Set problem
Quote each line of the material verbatim, without the pictures.

Provided data
━━━━

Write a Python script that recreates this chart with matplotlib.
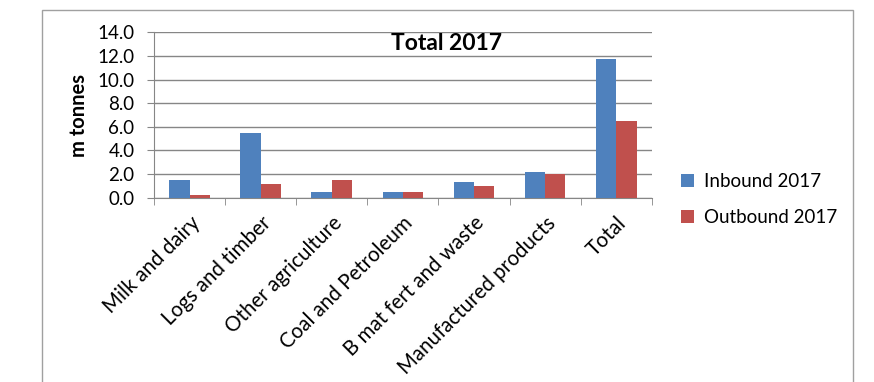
import matplotlib
matplotlib.use("Agg")
import matplotlib.pyplot as plt
from matplotlib.patches import Rectangle
import numpy as np

categories = ["Milk and dairy", "Logs and timber", "Other agriculture",
              "Coal and Petroleum", "B mat fert and waste",
              "Manufactured products", "Total"]
inbound_2017 = [1.5, 5.5, 0.5, 0.5, 1.3, 2.2, 11.7]
outbound_2017 = [0.2, 1.2, 1.5, 0.45, 1.0, 2.0, 6.5]
y_ticks = [0, 2, 4, 6, 8, 10, 12, 14]

plt.rcParams["font.family"] = ["Lato", "DejaVu Sans"]
FS = 13.5
GRID = "#868686"

fig = plt.figure(figsize=(8.74, 3.82), dpi=100)
ax = fig.add_axes([0.1762, 0.4825, 0.5695, 0.4329])

x = np.arange(len(categories))
w = 0.286
ax.bar(x - w / 2, inbound_2017, w, color="#4F81BD", label="Inbound 2017", zorder=3)
ax.bar(x + w / 2, outbound_2017, w, color="#C0504D", label="Outbound 2017", zorder=3)

ax.set_xlim(-0.5, len(categories) - 0.5)
ax.set_ylim(0, 14)
ax.set_yticks(y_ticks)
ax.set_yticklabels([f"{v:.1f}" for v in y_ticks], fontsize=FS)
ax.yaxis.grid(True, color=GRID, linewidth=1.0, zorder=0)
ax.tick_params(axis="y", length=5, color=GRID, pad=9)

ax.set_xticks(x)
ax.set_xticklabels(categories, rotation=45, ha="right", rotation_mode="anchor",
                   fontsize=14.8)
ax.set_xticks(np.arange(len(categories) + 1) - 0.5, minor=True)
ax.tick_params(axis="x", which="major", length=0, pad=11)
ax.tick_params(axis="x", which="minor", length=5, color=GRID)

for side in ("top", "right"):
    ax.spines[side].set_visible(False)
for side in ("left", "bottom"):
    ax.spines[side].set_color(GRID)

ax.set_ylabel("m tonnes", fontsize=14.5, fontweight="bold", labelpad=6)
ax.text(0.587, 13.95, "Total 2017", transform=ax.get_yaxis_transform(),
        ha="center", va="top", fontsize=16.5, fontweight="bold", zorder=4)

fig.legend(loc="center left", bbox_to_anchor=(0.760, 0.478), frameon=False,
           fontsize=FS, handlelength=0.7, handleheight=0.7, handletextpad=0.5,
           labelspacing=1.0)

fig.patches.append(Rectangle((42 / 874, -0.1), (853 - 42) / 874, 1.1 - 10 / 382,
                             transform=fig.transFigure, fill=False,
                             edgecolor="#A0A0A0", linewidth=1.0))

fig.savefig("out.png", dpi=100)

━━━━

Exercise result
Write a Python script that recreates this chart with matplotlib.
import matplotlib
matplotlib.use("Agg")
import matplotlib.pyplot as plt
from matplotlib.patches import Rectangle
import numpy as np

categories = ["Milk and dairy", "Logs and timber", "Other agriculture",
              "Coal and Petroleum", "B mat fert and waste",
              "Manufactured products", "Total"]
inbound_2017 = [1.5, 5.5, 0.5, 0.5, 1.3, 2.2, 11.7]
outbound_2017 = [0.2, 1.2, 1.5, 0.45, 1.0, 2.0, 6.5]
y_ticks = [0, 2, 4, 6, 8, 10, 12, 14]

plt.rcParams["font.family"] = ["Lato", "DejaVu Sans"]
FS = 13.5
GRID = "#868686"

fig = plt.figure(figsize=(8.74, 3.82), dpi=100)
ax = fig.add_axes([0.1762, 0.4825, 0.5695, 0.4329])

x = np.arange(len(categories))
w = 0.286
ax.bar(x - w / 2, inbound_2017, w, color="#4F81BD", label="Inbound 2017", zorder=3)
ax.bar(x + w / 2, outbound_2017, w, color="#C0504D", label="Outbound 2017", zorder=3)

ax.set_xlim(-0.5, len(categories) - 0.5)
ax.set_ylim(0, 14)
ax.set_yticks(y_ticks)
ax.set_yticklabels([f"{v:.1f}" for v in y_ticks], fontsize=FS)
ax.yaxis.grid(True, color=GRID, linewidth=1.0, zorder=0)
ax.tick_params(axis="y", length=5, color=GRID, pad=9)

ax.set_xticks(x)
ax.set_xticklabels(categories, rotation=45, ha="right", rotation_mode="anchor",
                   fontsize=14.8)
ax.set_xticks(np.arange(len(categories) + 1) - 0.5, minor=True)
ax.tick_params(axis="x", which="major", length=0, pad=11)
ax.tick_params(axis="x", which="minor", length=5, color=GRID)

for side in ("top", "right"):
    ax.spines[side].set_visible(False)
for side in ("left", "bottom"):
    ax.spines[side].set_color(GRID)

ax.set_ylabel("m tonnes", fontsize=14.5, fontweight="bold", labelpad=6)
ax.text(0.587, 13.95, "Total 2017", transform=ax.get_yaxis_transform(),
        ha="center", va="top", fontsize=16.5, fontweight="bold", zorder=4)

fig.legend(loc="center left", bbox_to_anchor=(0.760, 0.478), frameon=False,
           fontsize=FS, handlelength=0.7, handleheight=0.7, handletextpad=0.5,
           labelspacing=1.0)

fig.patches.append(Rectangle((42 / 874, -0.1), (853 - 42) / 874, 1.1 - 10 / 382,
                             transform=fig.transFigure, fill=False,
                             edgecolor="#A0A0A0", linewidth=1.0))

fig.savefig("out.png", dpi=100)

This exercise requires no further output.